CF1295D Same GCDs

Same GCDs

link

Solution

\[ gcd(a,m)=gcd(a+x,m)\ \ (0<=x<m) $$等价于$$ gcd(a,m)=\left\{\begin{matrix} gcd(a+x-m,m)& ,a+x\geq m\\ gcd(a+x,m)& ,a+x< m \end{matrix}\right. $$等价于$$ gcd(a,m) =gcd(x',m) \ \ (0<=x'<m)\]

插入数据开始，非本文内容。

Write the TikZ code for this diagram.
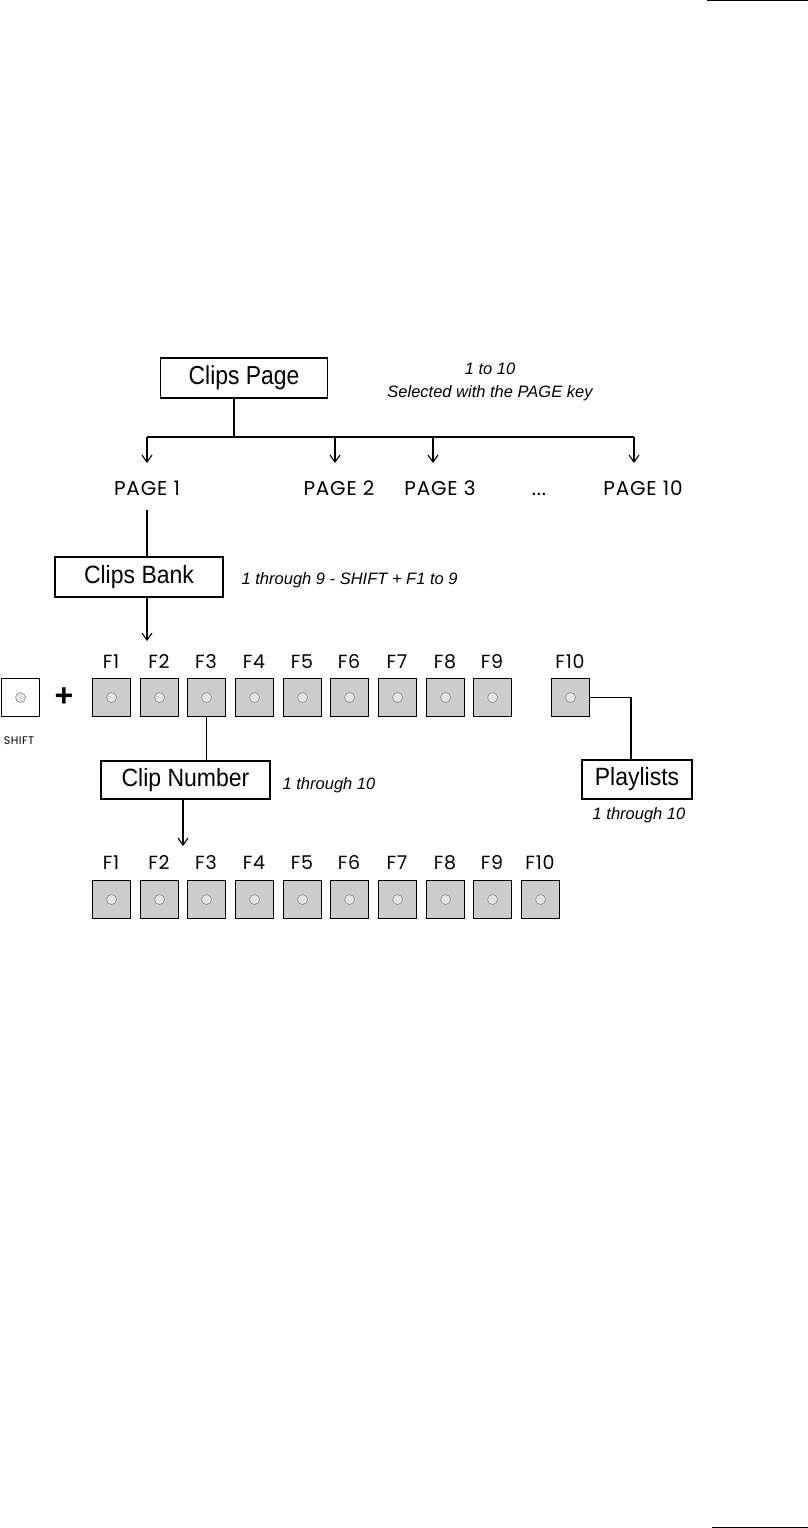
\documentclass[tikz,border=0pt]{standalone}
\usepackage{fontspec}
\setmainfont{Liberation Sans}
\newfontfamily\gothic[LetterSpace=4]{Poppins}
\newfontfamily\narrowA[FakeStretch=0.88]{Liberation Sans}
\newfontfamily\narrowB[FakeStretch=0.92]{Liberation Sans}
\usetikzlibrary{arrows.meta}
\begin{document}
\begin{tikzpicture}[x=1pt,y=-1pt,
  line width=1.3pt,
  arr/.style={-{Straight Barb[length=7pt,width=10pt,line width=1.1pt]}},
  lbox/.style={draw,line width=1.2pt,fill=white,inner sep=0pt,minimum height=40pt,font=\narrowB\fontsize{25}{27}\selectfont},
  note/.style={font=\itshape\fontsize{16.5}{18}\selectfont,inner sep=0pt},
  glab/.style={font=\gothic\fontsize{20}{22}\selectfont,inner sep=0pt,anchor=base},
  flab/.style={font=\gothic\fontsize{19}{21}\selectfont,inner sep=0pt,anchor=base},
  keybox/.style={draw,line width=1.1pt,fill=black!20,minimum width=38pt,minimum height=38pt,inner sep=0pt,anchor=north west},
  led/.style={circle,draw=black!45,line width=0.6pt,fill=black!10,minimum size=10pt,inner sep=0pt}
]
\useasboundingbox (0,0) rectangle (808,1528);
% page corner rules
\draw[line width=1.4pt] (707,0.8) -- (808,0.8);
\draw[line width=1.4pt] (712,1527.2) -- (808,1527.2);

% Clips Page
\node[lbox,minimum width=167pt,font=\narrowA\fontsize{26}{28}\selectfont] (cp) at (244,378) {Clips Page};
\node[note] (n1) at (490,369) {1 to 10};
\node[note] (n2) at (490,393) {Selected with the PAGE key};
\coordinate (j) at (234,437);
\draw (cp.south -| j) -- (j);
\coordinate (h1) at (147,437);
\coordinate (h2) at (335,437);
\coordinate (h3) at (433,437);
\coordinate (h4) at (634,437);
\draw (h1) -- (h4);
\node[glab] (p1) at (147,495) {PAGE 1};
\node[glab] (p2) at (339,495) {PAGE 2};
\node[glab] (p3) at (440,495) {PAGE 3};
\node[glab] (pd) at (539,495) {...};
\node[glab] (p10) at (643,495) {PAGE 10};
\draw[arr] (h1) -- (147,463);
\draw[arr] (h2) -- (335,463);
\draw[arr] (h3) -- (433,463);
\draw[arr] (h4) -- (634,463);

% Clips Bank
\node[lbox,minimum width=168pt] (cb) at (139,577) {Clips Bank};
\coordinate (p1b) at (147,510);
\draw (p1b) -- (p1b |- cb.north);
\node[note,anchor=west] (n3) at (241,580) {1 through 9 - SHIFT + F1 to 9};
\coordinate (cba) at (147,641);
\draw[arr] (cba |- cb.south) -- (cba);

% SHIFT key
\node[keybox,fill=white] (sh) at (1,678) {};
\node[led] at (sh.center) {};
\node[font=\gothic\fontsize{11}{12}\selectfont,inner sep=0pt] (shl) at (19,741) {SHIFT};
\node[font=\bfseries\fontsize{32}{32}\selectfont,inner sep=0pt] (plus) at (64,697) {+};

% top row
\foreach \i/\x in {1/92,2/140,3/187,4/235,5/283,6/330,7/378,8/426,9/473,10/551}{
  \node[keybox] (t\i) at (\x,678) {};
  \node[led] at (t\i.center) {};
  \node[flab] (tl\i) at (\x+19,668) {F\i};
}

% Clip Number
\node[lbox,minimum width=169pt,minimum height=38pt] (cn) at (185.5,780) {Clip Number};
\draw (t3.south) -- (t3.south |- cn.north);
\node[note,anchor=west] (n4) at (282,785) {1 through 10};
\coordinate (cna) at (183,846);
\draw[arr] (cna |- cn.south) -- (cna);

% Playlists
\node[lbox,minimum width=110pt,minimum height=39pt] (pl) at (637,779.5) {Playlists};
\draw (t10.east) -| (631,0 |- pl.north);
\node[note] (n5) at (639,815) {1 through 10};

% bottom row
\foreach \i/\x in {1/92,2/140,3/187,4/235,5/283,6/330,7/378,8/426,9/473,10/521}{
  \node[keybox] (b\i) at (\x,880) {};
  \node[led] at (b\i.center) {};
  \node[flab] (bl\i) at (\x+19,869) {F\i};
}
\end{tikzpicture}
\end{document}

若设\(gcd(a,m)=g\)，则 \(gcd(x'/g,m/g)=1\)，又易得 \(0<=x'/g<m/g且可以取遍\)，因此，所求x'的个数即为$$\phi(m/g)$$

Code

#include<bits/stdc++.h>
#define LL long long
using namespace std;
LL t,a,m;

LL phi(LL x)
{
	LL ret=x;
	for(LL i=2;i<=sqrt(x);i++)
		if(x%i==0)
		{
			ret=ret/i*(i-1);
			while(x%i==0)x/=i;
		}
	if(x>1)ret=ret/x*(x-1);
	return ret;
}

int main()
{
	scanf("%lld",&t);
	while(t--)
	{
		scanf("%lld%lld",&a,&m);
		LL g=__gcd(a,m);
		LL ans=phi(m/g);
		printf("%lld\n",ans);
	}
}